I wrote a whole post just now criticizing Fox News for their annual War on Christmas because it’s exhausting and polarizing.
And the crux of the post was, of course, that for someone who isn’t Christian there’s nothing more obviously fictional than the notion that Christians can’t celebrate their holiday, that the “political correctness” decried by Fox isn’t designed to make the powerful feel weaker but to make minorities feel included, and that the result of Fox’s War on Christmas is to make a whole bunch of people — who are already in the majority by a wide, wide margin — celebrate Christmas more aggressively.
And immediately two geniuses decided that I don’t know what I’m talking about because
1) I clearly don’t understand the difference between Fox News’ entertainment programming and Fox News’ news programming:
This is a damn morning show, not hard news. Learn the difference.
2) The show I must like — but that actually I’ve never watched for even one second — is bad too:
MSNBC’s Lawrence O’Donnell shouting over people he disagrees with and then kicking them off of his show is what they consider journalistic integrity.
So, basically, the argument in reply is that the people who are talking about the War on Christmas on Fox News have no journalistic standards. Which is precisely what I claimed at the beginning of my post.
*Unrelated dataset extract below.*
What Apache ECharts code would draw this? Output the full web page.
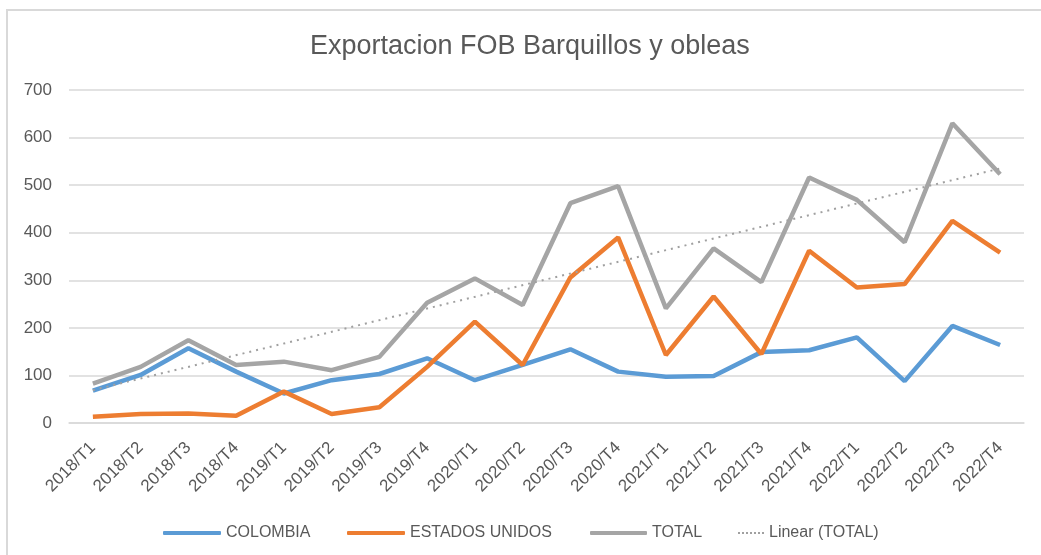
<!DOCTYPE html>
<html>
<head>
<meta charset="utf-8">
<script src="https://cdn.jsdelivr.net/npm/echarts@6/dist/echarts.min.js"></script>
<style>html,body{margin:0;padding:0;background:#fff}#c{width:1041px;height:555px}</style>
</head>
<body>
<div id="c"></div>
<script>
const categories = ['2018/T1','2018/T2','2018/T3','2018/T4','2019/T1','2019/T2','2019/T3','2019/T4','2020/T1','2020/T2','2020/T3','2020/T4','2021/T1','2021/T2','2021/T3','2021/T4','2022/T1','2022/T2','2022/T3','2022/T4'];
const colombia = [68,101,157,108,62,90,103,136,90,122,155,108,97,99,149,153,180,88,204,164];
const estadosUnidos = [13,19,20,15,66,19,33,118,213,122,306,390,143,266,145,362,285,292,425,358];
const total = [83,118,174,122,129,111,139,253,304,248,462,498,241,367,296,516,469,380,630,523];
const trendEnds = [69, 535];
const yTicks = [0,100,200,300,400,500,600,700];

const TXT = '#595959';
const FONT = 'Liberation Sans';
const DOTS = 'path://M0,0h2v2h-2zM4,0h2v2h-2zM8,0h2v2h-2zM12,0h2v2h-2zM16,0h2v2h-2zM20,0h2v2h-2zM24,0h2v2h-2z';
const chart = echarts.init(document.getElementById('c'));
function lg(name, left, w, h, icon, color){
  return {data:[{name:name, icon:icon, itemStyle:{color:color}}], left:left, top:518, itemWidth:w, itemHeight:h, itemGap:0,
    textStyle:{color:TXT, fontSize:16, fontFamily:FONT, lineHeight:20}, selectedMode:false};
}
chart.setOption({
  animation:false,
  backgroundColor:'#fff',
  graphic:[{type:'rect', shape:{x:7,y:10,width:1200,height:700}, style:{fill:'none', stroke:'#D9D9D9', lineWidth:2}, silent:true}],
  title:{text:'Exportacion FOB Barquillos y obleas', left:305, top:28,
    textStyle:{color:TXT, fontSize:27, fontWeight:'normal', fontFamily:FONT}},
  legend:[
    lg('COLOMBIA',158,58,4,'roundRect','#5B9BD5'),
    lg('ESTADOS UNIDOS',342,58,4,'roundRect','#ED7D31'),
    lg('TOTAL',585,57,4,'roundRect','#A5A5A5'),
    lg('Linear (TOTAL)',733,26,2,DOTS,'#A0A0A0')
  ],
  grid:{left:69, right:17, top:90, bottom:132, containLabel:false},
  xAxis:{type:'category', data:categories, boundaryGap:true,
    axisLine:{show:true, lineStyle:{color:'#D9D9D9', width:1.5}},
    axisTick:{show:false},
    axisLabel:{rotate:45, color:TXT, fontSize:17, fontFamily:FONT, margin:22, interval:0}},
  yAxis:{type:'value', min:yTicks[0], max:yTicks[yTicks.length-1], interval:100,
    axisLine:{show:false}, axisTick:{show:false},
    axisLabel:{color:TXT, fontSize:17, fontFamily:FONT, margin:17},
    splitLine:{lineStyle:{color:'#D9D9D9', width:1.5}}},
  series:[
    {name:'COLOMBIA', type:'line', data:colombia, symbol:'none', lineStyle:{color:'#5B9BD5', width:4.5}, itemStyle:{color:'#5B9BD5'}},
    {name:'ESTADOS UNIDOS', type:'line', data:estadosUnidos, symbol:'none', lineStyle:{color:'#ED7D31', width:4.5}, itemStyle:{color:'#ED7D31'}},
    {name:'TOTAL', type:'line', data:total, symbol:'none', lineStyle:{color:'#A5A5A5', width:4.5}, itemStyle:{color:'#A5A5A5'}},
    {name:'Linear (TOTAL)', type:'line', data:[[0,trendEnds[0]],[categories.length-1,trendEnds[1]]], symbol:'none', lineStyle:{color:'#A0A0A0', width:2, type:[2,5]}, itemStyle:{color:'#A0A0A0'}}
  ]
});
</script>
</body>
</html>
But the real point of the post was about how the trumped up War on Christmas exists only in the minds of Fox News and its viewers … but that the result of their constant harping on something that doesn’t exist is further polarizing of people in this country. Which is then demonstrated by the two geniuses who think that Fox News doesn’t have any responsibility to journalism or even to truth-telling.
So, yeah, polarizing nonsense.
Fox News should use that as their new slogan. It’s much more obviously true than Fair and Balanced. And it captures the spirit of what they’re doing and what their viewers have come to expect.